>> START Provided records
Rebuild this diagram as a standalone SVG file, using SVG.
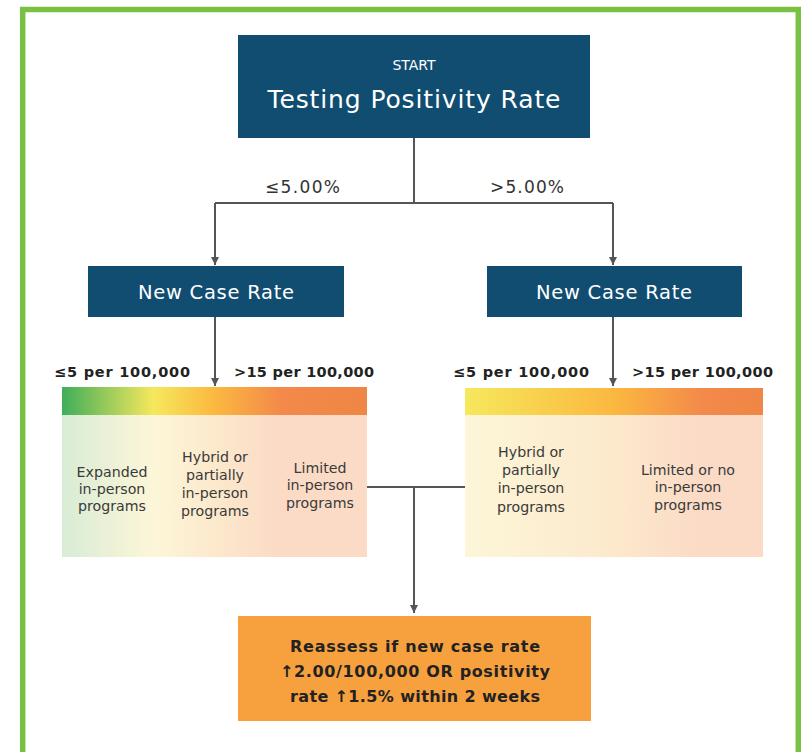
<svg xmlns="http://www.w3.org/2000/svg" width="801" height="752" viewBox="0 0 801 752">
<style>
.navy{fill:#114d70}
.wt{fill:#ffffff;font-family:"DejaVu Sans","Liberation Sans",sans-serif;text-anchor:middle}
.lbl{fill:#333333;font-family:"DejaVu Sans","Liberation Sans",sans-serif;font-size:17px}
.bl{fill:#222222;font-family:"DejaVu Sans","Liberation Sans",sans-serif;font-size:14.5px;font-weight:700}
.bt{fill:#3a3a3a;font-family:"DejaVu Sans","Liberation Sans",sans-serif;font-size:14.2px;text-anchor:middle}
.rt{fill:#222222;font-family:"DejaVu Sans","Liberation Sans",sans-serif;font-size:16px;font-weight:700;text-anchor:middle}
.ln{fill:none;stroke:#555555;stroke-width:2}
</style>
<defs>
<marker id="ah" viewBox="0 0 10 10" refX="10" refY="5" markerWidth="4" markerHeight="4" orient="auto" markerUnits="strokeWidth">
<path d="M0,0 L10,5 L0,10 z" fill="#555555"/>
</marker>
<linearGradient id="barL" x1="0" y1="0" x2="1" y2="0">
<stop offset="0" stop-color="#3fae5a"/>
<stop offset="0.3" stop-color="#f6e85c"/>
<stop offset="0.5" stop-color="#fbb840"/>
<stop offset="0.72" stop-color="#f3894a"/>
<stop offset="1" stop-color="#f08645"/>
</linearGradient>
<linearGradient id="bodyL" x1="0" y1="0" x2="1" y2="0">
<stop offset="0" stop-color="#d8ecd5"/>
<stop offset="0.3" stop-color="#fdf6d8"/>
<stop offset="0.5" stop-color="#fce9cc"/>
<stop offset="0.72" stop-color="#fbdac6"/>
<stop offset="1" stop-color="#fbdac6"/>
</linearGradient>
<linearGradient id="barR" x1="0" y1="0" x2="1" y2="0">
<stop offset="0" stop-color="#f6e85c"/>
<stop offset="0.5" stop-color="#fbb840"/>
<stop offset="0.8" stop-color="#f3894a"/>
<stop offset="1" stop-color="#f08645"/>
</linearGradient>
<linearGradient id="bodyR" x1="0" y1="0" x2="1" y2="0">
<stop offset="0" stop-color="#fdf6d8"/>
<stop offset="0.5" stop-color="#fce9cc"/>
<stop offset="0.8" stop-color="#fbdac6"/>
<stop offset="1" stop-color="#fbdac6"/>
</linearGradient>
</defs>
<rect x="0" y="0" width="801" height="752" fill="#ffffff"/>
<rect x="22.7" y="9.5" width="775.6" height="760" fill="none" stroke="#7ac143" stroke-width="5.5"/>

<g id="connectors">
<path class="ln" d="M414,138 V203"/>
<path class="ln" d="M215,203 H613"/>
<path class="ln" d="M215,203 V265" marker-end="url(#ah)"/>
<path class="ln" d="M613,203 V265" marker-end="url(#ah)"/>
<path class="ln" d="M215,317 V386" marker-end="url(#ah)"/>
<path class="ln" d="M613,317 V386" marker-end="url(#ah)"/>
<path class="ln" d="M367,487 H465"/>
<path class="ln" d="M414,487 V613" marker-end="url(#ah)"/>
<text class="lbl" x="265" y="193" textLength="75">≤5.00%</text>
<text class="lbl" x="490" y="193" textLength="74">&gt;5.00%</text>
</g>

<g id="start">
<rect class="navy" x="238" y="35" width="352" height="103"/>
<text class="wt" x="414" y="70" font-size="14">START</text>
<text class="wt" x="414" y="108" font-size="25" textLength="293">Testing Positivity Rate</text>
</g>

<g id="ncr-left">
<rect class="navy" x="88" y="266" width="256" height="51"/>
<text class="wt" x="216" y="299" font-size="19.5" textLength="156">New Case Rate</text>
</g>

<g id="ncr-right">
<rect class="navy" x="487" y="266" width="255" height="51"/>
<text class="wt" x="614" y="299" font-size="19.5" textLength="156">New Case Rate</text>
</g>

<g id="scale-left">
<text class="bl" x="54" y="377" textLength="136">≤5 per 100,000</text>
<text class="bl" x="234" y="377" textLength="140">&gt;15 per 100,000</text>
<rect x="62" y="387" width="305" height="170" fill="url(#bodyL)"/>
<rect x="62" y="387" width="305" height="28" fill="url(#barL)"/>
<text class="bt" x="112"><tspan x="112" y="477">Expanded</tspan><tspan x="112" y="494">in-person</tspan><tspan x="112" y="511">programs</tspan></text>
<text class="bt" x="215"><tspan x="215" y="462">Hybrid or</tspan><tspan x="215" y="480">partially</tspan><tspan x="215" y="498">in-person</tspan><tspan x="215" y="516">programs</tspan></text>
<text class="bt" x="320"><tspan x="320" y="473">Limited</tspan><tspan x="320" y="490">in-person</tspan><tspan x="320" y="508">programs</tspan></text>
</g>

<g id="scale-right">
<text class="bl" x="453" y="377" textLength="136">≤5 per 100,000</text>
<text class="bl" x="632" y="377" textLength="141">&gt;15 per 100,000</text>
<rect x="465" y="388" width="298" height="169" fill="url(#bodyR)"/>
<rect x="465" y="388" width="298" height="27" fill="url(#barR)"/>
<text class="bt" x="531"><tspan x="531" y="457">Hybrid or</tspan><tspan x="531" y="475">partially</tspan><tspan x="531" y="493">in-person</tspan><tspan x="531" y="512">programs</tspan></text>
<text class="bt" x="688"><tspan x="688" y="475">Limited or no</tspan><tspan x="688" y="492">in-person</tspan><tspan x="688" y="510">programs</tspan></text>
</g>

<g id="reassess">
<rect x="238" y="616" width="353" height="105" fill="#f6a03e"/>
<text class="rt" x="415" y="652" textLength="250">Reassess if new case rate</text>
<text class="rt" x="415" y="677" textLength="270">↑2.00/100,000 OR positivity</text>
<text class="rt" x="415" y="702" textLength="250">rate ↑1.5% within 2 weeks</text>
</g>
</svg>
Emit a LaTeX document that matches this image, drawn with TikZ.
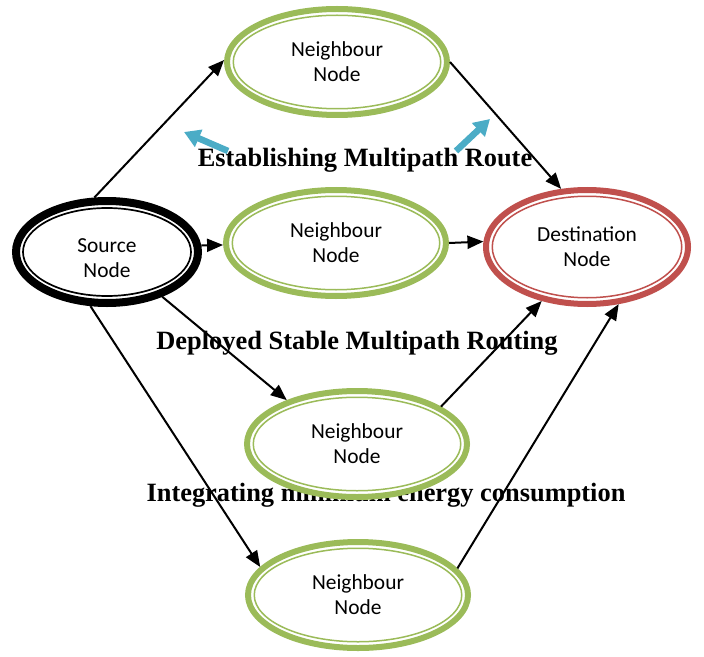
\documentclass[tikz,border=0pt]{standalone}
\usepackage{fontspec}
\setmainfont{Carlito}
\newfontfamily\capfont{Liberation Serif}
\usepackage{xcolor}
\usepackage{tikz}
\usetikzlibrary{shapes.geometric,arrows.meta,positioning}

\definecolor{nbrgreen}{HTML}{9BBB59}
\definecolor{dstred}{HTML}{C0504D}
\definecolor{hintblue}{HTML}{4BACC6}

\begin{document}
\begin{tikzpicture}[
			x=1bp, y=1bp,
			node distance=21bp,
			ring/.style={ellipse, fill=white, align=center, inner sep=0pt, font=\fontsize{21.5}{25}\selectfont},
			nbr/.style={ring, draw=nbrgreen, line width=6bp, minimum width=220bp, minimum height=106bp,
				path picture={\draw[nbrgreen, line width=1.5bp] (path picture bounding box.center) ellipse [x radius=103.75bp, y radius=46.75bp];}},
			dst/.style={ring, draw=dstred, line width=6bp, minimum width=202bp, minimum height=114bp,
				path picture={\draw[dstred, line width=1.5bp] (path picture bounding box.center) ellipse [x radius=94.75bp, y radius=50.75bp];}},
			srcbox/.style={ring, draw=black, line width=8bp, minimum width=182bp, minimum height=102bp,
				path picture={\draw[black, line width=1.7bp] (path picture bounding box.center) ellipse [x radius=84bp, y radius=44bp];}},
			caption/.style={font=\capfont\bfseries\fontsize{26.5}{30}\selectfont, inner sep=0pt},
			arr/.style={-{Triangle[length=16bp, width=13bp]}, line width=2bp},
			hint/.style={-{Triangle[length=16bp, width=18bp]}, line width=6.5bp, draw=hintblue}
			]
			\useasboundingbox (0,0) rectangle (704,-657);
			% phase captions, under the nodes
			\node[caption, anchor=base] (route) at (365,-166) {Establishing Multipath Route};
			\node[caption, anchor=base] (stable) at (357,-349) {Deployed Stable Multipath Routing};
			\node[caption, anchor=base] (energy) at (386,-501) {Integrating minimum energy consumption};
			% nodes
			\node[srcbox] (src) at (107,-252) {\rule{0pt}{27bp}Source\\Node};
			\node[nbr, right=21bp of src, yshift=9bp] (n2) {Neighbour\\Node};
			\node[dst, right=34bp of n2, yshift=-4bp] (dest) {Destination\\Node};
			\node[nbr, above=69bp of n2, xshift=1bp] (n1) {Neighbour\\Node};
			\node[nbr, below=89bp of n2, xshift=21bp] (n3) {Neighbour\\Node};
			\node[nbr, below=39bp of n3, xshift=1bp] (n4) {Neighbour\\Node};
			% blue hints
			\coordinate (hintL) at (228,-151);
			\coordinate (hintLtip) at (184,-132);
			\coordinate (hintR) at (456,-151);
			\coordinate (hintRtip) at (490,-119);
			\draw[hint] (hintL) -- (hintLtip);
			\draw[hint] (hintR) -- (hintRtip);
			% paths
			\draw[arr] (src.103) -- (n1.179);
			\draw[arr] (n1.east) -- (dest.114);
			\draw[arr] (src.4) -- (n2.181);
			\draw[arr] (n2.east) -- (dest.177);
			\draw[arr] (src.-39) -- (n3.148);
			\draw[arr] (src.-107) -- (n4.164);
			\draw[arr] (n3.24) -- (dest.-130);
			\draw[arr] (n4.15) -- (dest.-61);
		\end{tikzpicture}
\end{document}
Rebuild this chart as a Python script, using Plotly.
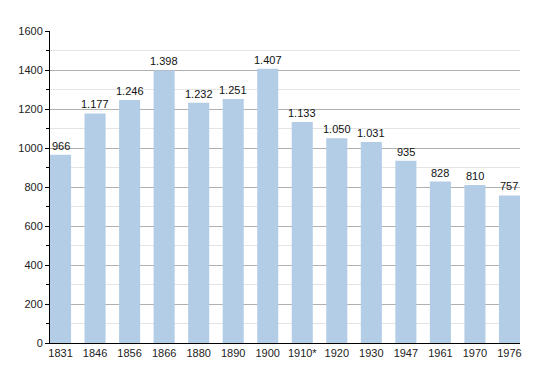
>> END Provided records
**What the task requires:** Return only the number of lines in the data above that include the word "standalone".

**Answer to this problem:** 2